# INFORMATION SHOWN:
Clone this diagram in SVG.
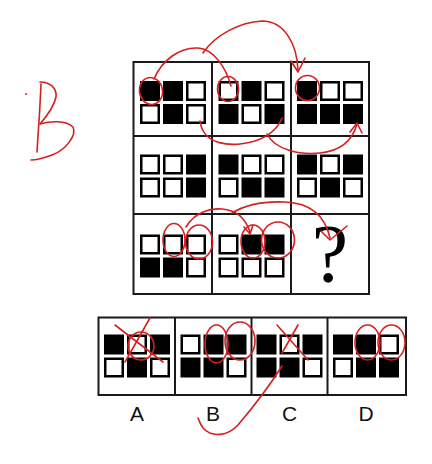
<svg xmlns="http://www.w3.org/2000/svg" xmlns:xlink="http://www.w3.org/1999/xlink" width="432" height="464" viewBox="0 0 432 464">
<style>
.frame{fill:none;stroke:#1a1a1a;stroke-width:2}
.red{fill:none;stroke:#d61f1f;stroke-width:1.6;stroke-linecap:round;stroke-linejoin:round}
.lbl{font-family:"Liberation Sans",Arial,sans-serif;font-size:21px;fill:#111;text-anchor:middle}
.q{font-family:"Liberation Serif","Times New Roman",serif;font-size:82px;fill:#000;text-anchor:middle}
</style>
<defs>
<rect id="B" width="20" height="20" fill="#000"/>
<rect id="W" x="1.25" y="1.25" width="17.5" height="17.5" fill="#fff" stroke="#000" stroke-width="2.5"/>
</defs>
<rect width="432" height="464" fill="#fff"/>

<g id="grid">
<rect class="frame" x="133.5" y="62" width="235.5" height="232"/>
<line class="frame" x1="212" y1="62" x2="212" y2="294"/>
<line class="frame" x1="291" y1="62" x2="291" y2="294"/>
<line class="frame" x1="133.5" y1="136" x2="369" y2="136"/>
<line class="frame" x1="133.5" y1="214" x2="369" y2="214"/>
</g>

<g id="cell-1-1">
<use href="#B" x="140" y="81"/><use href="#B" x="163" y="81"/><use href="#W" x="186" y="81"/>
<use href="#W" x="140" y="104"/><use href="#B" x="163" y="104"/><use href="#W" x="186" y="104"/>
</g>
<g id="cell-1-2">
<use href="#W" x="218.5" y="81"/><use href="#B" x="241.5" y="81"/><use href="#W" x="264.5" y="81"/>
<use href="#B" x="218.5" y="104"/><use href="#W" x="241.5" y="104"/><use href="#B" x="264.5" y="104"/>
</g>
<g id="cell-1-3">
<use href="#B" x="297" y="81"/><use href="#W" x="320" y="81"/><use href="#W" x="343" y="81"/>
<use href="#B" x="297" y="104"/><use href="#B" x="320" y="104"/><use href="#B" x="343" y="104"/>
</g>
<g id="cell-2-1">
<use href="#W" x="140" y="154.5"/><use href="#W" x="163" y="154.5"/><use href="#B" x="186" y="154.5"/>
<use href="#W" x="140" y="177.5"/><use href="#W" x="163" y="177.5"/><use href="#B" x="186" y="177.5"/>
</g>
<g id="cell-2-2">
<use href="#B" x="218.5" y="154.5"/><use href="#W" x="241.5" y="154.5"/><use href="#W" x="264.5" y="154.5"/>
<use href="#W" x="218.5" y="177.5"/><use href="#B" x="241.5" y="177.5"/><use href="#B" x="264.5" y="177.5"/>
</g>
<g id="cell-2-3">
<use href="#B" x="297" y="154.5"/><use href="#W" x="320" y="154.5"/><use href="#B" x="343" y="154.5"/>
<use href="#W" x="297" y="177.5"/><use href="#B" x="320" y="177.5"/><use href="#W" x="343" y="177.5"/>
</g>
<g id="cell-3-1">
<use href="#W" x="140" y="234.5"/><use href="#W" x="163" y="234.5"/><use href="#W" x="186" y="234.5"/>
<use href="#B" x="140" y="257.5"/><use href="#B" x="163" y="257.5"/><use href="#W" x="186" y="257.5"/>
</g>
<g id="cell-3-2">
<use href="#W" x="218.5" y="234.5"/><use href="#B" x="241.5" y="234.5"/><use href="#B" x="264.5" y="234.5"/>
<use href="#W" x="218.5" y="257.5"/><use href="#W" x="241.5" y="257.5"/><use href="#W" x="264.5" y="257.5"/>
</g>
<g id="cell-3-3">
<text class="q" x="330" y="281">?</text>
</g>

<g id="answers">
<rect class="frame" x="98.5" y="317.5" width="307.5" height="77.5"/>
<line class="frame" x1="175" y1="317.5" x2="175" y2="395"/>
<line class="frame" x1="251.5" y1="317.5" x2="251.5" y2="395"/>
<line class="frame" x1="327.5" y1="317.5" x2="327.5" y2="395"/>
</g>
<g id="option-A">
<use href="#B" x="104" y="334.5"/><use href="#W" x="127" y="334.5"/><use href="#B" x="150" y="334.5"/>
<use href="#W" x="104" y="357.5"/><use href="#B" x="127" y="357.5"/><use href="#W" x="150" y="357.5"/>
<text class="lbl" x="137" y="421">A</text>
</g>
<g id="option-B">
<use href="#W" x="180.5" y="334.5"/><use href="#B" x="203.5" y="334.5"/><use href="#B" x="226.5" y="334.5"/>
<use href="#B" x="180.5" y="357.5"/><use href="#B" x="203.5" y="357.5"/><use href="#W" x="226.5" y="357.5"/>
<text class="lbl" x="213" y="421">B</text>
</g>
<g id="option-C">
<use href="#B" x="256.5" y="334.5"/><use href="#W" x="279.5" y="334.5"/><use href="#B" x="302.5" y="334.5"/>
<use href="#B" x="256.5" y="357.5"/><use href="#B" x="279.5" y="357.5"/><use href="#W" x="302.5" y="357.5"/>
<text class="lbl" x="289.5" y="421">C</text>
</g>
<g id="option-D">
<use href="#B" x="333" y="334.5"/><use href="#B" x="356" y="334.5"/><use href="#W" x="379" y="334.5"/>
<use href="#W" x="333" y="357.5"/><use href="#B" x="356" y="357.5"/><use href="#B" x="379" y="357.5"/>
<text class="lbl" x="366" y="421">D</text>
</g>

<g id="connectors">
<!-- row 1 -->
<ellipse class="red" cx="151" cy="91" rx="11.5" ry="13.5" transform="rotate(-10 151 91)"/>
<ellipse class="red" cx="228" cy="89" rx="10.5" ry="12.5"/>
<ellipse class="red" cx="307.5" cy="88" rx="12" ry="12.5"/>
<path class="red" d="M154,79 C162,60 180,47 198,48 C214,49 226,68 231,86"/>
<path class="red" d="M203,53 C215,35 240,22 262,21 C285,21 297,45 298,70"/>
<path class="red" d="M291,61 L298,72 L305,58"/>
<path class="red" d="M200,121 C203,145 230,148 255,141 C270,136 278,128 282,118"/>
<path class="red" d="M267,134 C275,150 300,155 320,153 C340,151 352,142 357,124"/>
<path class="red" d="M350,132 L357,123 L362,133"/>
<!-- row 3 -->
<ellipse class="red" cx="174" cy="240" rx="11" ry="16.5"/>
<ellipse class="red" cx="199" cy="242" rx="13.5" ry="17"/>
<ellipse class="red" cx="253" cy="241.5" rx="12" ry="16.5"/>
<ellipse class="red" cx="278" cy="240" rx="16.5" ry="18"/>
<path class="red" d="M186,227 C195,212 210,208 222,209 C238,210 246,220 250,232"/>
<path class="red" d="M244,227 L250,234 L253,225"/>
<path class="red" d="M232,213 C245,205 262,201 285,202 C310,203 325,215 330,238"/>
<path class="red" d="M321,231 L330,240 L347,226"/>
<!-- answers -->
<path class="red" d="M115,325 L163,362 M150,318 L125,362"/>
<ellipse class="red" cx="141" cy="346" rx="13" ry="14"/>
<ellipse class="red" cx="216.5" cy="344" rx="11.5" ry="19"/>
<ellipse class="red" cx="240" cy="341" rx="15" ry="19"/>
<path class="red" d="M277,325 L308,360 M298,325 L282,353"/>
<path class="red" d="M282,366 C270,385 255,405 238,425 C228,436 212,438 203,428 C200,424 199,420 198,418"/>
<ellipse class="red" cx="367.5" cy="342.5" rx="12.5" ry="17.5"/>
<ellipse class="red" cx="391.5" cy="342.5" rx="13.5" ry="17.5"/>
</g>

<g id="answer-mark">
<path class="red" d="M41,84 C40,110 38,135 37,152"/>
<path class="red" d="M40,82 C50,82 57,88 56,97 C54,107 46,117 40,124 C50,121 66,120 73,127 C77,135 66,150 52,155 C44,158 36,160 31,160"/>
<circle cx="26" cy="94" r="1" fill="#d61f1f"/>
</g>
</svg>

# STATED GOAL:
Word for word, quote the full listing, omitting every picture.

# ANSWER IN FULL:
Clone this diagram in SVG.
<svg xmlns="http://www.w3.org/2000/svg" xmlns:xlink="http://www.w3.org/1999/xlink" width="432" height="464" viewBox="0 0 432 464">
<style>
.frame{fill:none;stroke:#1a1a1a;stroke-width:2}
.red{fill:none;stroke:#d61f1f;stroke-width:1.6;stroke-linecap:round;stroke-linejoin:round}
.lbl{font-family:"Liberation Sans",Arial,sans-serif;font-size:21px;fill:#111;text-anchor:middle}
.q{font-family:"Liberation Serif","Times New Roman",serif;font-size:82px;fill:#000;text-anchor:middle}
</style>
<defs>
<rect id="B" width="20" height="20" fill="#000"/>
<rect id="W" x="1.25" y="1.25" width="17.5" height="17.5" fill="#fff" stroke="#000" stroke-width="2.5"/>
</defs>
<rect width="432" height="464" fill="#fff"/>

<g id="grid">
<rect class="frame" x="133.5" y="62" width="235.5" height="232"/>
<line class="frame" x1="212" y1="62" x2="212" y2="294"/>
<line class="frame" x1="291" y1="62" x2="291" y2="294"/>
<line class="frame" x1="133.5" y1="136" x2="369" y2="136"/>
<line class="frame" x1="133.5" y1="214" x2="369" y2="214"/>
</g>

<g id="cell-1-1">
<use href="#B" x="140" y="81"/><use href="#B" x="163" y="81"/><use href="#W" x="186" y="81"/>
<use href="#W" x="140" y="104"/><use href="#B" x="163" y="104"/><use href="#W" x="186" y="104"/>
</g>
<g id="cell-1-2">
<use href="#W" x="218.5" y="81"/><use href="#B" x="241.5" y="81"/><use href="#W" x="264.5" y="81"/>
<use href="#B" x="218.5" y="104"/><use href="#W" x="241.5" y="104"/><use href="#B" x="264.5" y="104"/>
</g>
<g id="cell-1-3">
<use href="#B" x="297" y="81"/><use href="#W" x="320" y="81"/><use href="#W" x="343" y="81"/>
<use href="#B" x="297" y="104"/><use href="#B" x="320" y="104"/><use href="#B" x="343" y="104"/>
</g>
<g id="cell-2-1">
<use href="#W" x="140" y="154.5"/><use href="#W" x="163" y="154.5"/><use href="#B" x="186" y="154.5"/>
<use href="#W" x="140" y="177.5"/><use href="#W" x="163" y="177.5"/><use href="#B" x="186" y="177.5"/>
</g>
<g id="cell-2-2">
<use href="#B" x="218.5" y="154.5"/><use href="#W" x="241.5" y="154.5"/><use href="#W" x="264.5" y="154.5"/>
<use href="#W" x="218.5" y="177.5"/><use href="#B" x="241.5" y="177.5"/><use href="#B" x="264.5" y="177.5"/>
</g>
<g id="cell-2-3">
<use href="#B" x="297" y="154.5"/><use href="#W" x="320" y="154.5"/><use href="#B" x="343" y="154.5"/>
<use href="#W" x="297" y="177.5"/><use href="#B" x="320" y="177.5"/><use href="#W" x="343" y="177.5"/>
</g>
<g id="cell-3-1">
<use href="#W" x="140" y="234.5"/><use href="#W" x="163" y="234.5"/><use href="#W" x="186" y="234.5"/>
<use href="#B" x="140" y="257.5"/><use href="#B" x="163" y="257.5"/><use href="#W" x="186" y="257.5"/>
</g>
<g id="cell-3-2">
<use href="#W" x="218.5" y="234.5"/><use href="#B" x="241.5" y="234.5"/><use href="#B" x="264.5" y="234.5"/>
<use href="#W" x="218.5" y="257.5"/><use href="#W" x="241.5" y="257.5"/><use href="#W" x="264.5" y="257.5"/>
</g>
<g id="cell-3-3">
<text class="q" x="330" y="281">?</text>
</g>

<g id="answers">
<rect class="frame" x="98.5" y="317.5" width="307.5" height="77.5"/>
<line class="frame" x1="175" y1="317.5" x2="175" y2="395"/>
<line class="frame" x1="251.5" y1="317.5" x2="251.5" y2="395"/>
<line class="frame" x1="327.5" y1="317.5" x2="327.5" y2="395"/>
</g>
<g id="option-A">
<use href="#B" x="104" y="334.5"/><use href="#W" x="127" y="334.5"/><use href="#B" x="150" y="334.5"/>
<use href="#W" x="104" y="357.5"/><use href="#B" x="127" y="357.5"/><use href="#W" x="150" y="357.5"/>
<text class="lbl" x="137" y="421">A</text>
</g>
<g id="option-B">
<use href="#W" x="180.5" y="334.5"/><use href="#B" x="203.5" y="334.5"/><use href="#B" x="226.5" y="334.5"/>
<use href="#B" x="180.5" y="357.5"/><use href="#B" x="203.5" y="357.5"/><use href="#W" x="226.5" y="357.5"/>
<text class="lbl" x="213" y="421">B</text>
</g>
<g id="option-C">
<use href="#B" x="256.5" y="334.5"/><use href="#W" x="279.5" y="334.5"/><use href="#B" x="302.5" y="334.5"/>
<use href="#B" x="256.5" y="357.5"/><use href="#B" x="279.5" y="357.5"/><use href="#W" x="302.5" y="357.5"/>
<text class="lbl" x="289.5" y="421">C</text>
</g>
<g id="option-D">
<use href="#B" x="333" y="334.5"/><use href="#B" x="356" y="334.5"/><use href="#W" x="379" y="334.5"/>
<use href="#W" x="333" y="357.5"/><use href="#B" x="356" y="357.5"/><use href="#B" x="379" y="357.5"/>
<text class="lbl" x="366" y="421">D</text>
</g>

<g id="connectors">
<!-- row 1 -->
<ellipse class="red" cx="151" cy="91" rx="11.5" ry="13.5" transform="rotate(-10 151 91)"/>
<ellipse class="red" cx="228" cy="89" rx="10.5" ry="12.5"/>
<ellipse class="red" cx="307.5" cy="88" rx="12" ry="12.5"/>
<path class="red" d="M154,79 C162,60 180,47 198,48 C214,49 226,68 231,86"/>
<path class="red" d="M203,53 C215,35 240,22 262,21 C285,21 297,45 298,70"/>
<path class="red" d="M291,61 L298,72 L305,58"/>
<path class="red" d="M200,121 C203,145 230,148 255,141 C270,136 278,128 282,118"/>
<path class="red" d="M267,134 C275,150 300,155 320,153 C340,151 352,142 357,124"/>
<path class="red" d="M350,132 L357,123 L362,133"/>
<!-- row 3 -->
<ellipse class="red" cx="174" cy="240" rx="11" ry="16.5"/>
<ellipse class="red" cx="199" cy="242" rx="13.5" ry="17"/>
<ellipse class="red" cx="253" cy="241.5" rx="12" ry="16.5"/>
<ellipse class="red" cx="278" cy="240" rx="16.5" ry="18"/>
<path class="red" d="M186,227 C195,212 210,208 222,209 C238,210 246,220 250,232"/>
<path class="red" d="M244,227 L250,234 L253,225"/>
<path class="red" d="M232,213 C245,205 262,201 285,202 C310,203 325,215 330,238"/>
<path class="red" d="M321,231 L330,240 L347,226"/>
<!-- answers -->
<path class="red" d="M115,325 L163,362 M150,318 L125,362"/>
<ellipse class="red" cx="141" cy="346" rx="13" ry="14"/>
<ellipse class="red" cx="216.5" cy="344" rx="11.5" ry="19"/>
<ellipse class="red" cx="240" cy="341" rx="15" ry="19"/>
<path class="red" d="M277,325 L308,360 M298,325 L282,353"/>
<path class="red" d="M282,366 C270,385 255,405 238,425 C228,436 212,438 203,428 C200,424 199,420 198,418"/>
<ellipse class="red" cx="367.5" cy="342.5" rx="12.5" ry="17.5"/>
<ellipse class="red" cx="391.5" cy="342.5" rx="13.5" ry="17.5"/>
</g>

<g id="answer-mark">
<path class="red" d="M41,84 C40,110 38,135 37,152"/>
<path class="red" d="M40,82 C50,82 57,88 56,97 C54,107 46,117 40,124 C50,121 66,120 73,127 C77,135 66,150 52,155 C44,158 36,160 31,160"/>
<circle cx="26" cy="94" r="1" fill="#d61f1f"/>
</g>
</svg>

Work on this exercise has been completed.